📝 题目
18.求 $\left\{\begin{array}{l}x=\sqrt{2} \cos t, \\ y=\sin t\end{array}\right.$ 在 $t=\frac{\pi}{4}$ 处的切线方程和法线方程.
💡 答案与解析
[AI解答]
[AI解答] 已知参数方程: $$ \begin{cases} x = \sqrt{2} \cos t, \\ y = \sin t \end{cases} $$ 在 $t = \frac{\pi}{4}$ 处求切线方程和法线方程。
**第一步:求对应点的坐标** 当 $t = \frac{\pi}{4}$ 时: $$ x_0 = \sqrt{2} \cos\frac{\pi}{4} = \sqrt{2} \cdot \frac{\sqrt{2}}{2} = 1, $$ $$ y_0 = \sin\frac{\pi}{4} = \frac{\sqrt{2}}{2}. $$ 所以切点为 $\displaystyle \left(1, \frac{\sqrt{2}}{2}\right)$。

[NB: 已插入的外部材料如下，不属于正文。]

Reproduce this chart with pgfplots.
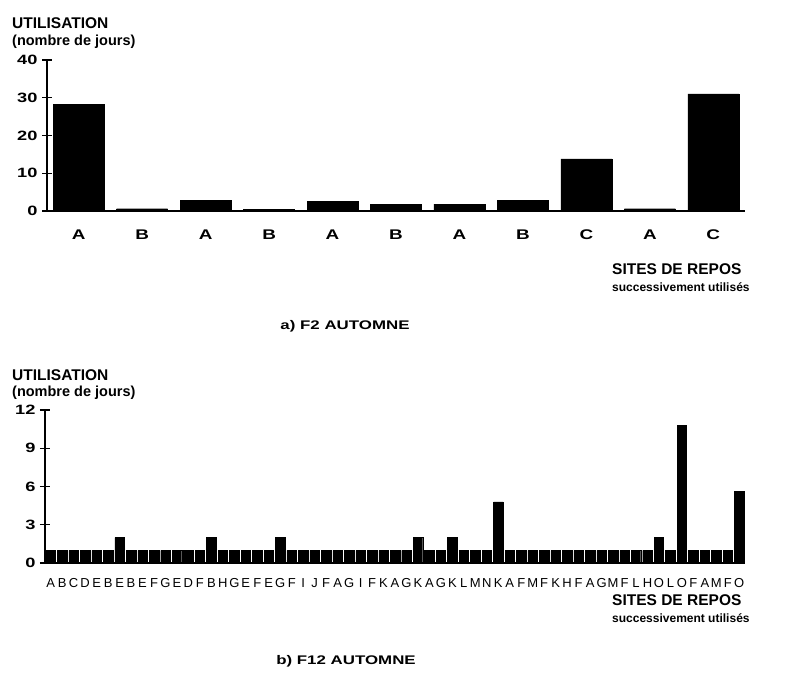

**第二步:求导数(斜率)** 参数方程下: $$ \frac{dy}{dx} = \frac{dy/dt}{dx/dt}. $$ 先求: $$ \frac{dx}{dt} = -\sqrt{2} \sin t, \quad \frac{dy}{dt} = \cos t. $$ 因此: $$ \frac{dy}{dx} = \frac{\cos t}{-\sqrt{2} \sin t} = -\frac{\cot t}{\sqrt{2}}. $$ 在 $t = \frac{\pi}{4}$ 处: $$ \cot\frac{\pi}{4} = 1, $$ 所以切线斜率: $$ k_{\text{tan}} = -\frac{1}{\sqrt{2}}. $$
**第三步:切线方程** 点斜式: $$ y - \frac{\sqrt{2}}{2} = -\frac{1}{\sqrt{2}} (x - 1). $$ 整理: $$ y = -\frac{1}{\sqrt{2}} x + \frac{1}{\sqrt{2}} + \frac{\sqrt{2}}{2}. $$ 由于 $\displaystyle \frac{\sqrt{2}}{2} = \frac{1}{\sqrt{2}}$,所以: $$ y = -\frac{1}{\sqrt{2}} x + \frac{2}{\sqrt{2}} = -\frac{1}{\sqrt{2}} x + \sqrt{2}. $$ 即切线方程: $$ \boxed{y = -\frac{1}{\sqrt{2}} x + \sqrt{2}}. $$
**第四步:法线方程** 法线斜率与切线斜率互为负倒数: $$ k_{\text{norm}} = \sqrt{2}. $$ 法线方程: $$ y - \frac{\sqrt{2}}{2} = \sqrt{2} (x - 1). $$ 整理: $$ y = \sqrt{2} x - \sqrt{2} + \frac{\sqrt{2}}{2} = \sqrt{2} x - \frac{\sqrt{2}}{2}. $$ 即: $$ \boxed{y = \sqrt{2} x - \frac{\sqrt{2}}{2}}. $$
**难度评级**:★☆☆☆☆ 本题仅涉及参数方程求导与直线方程,计算简单,无复杂技巧。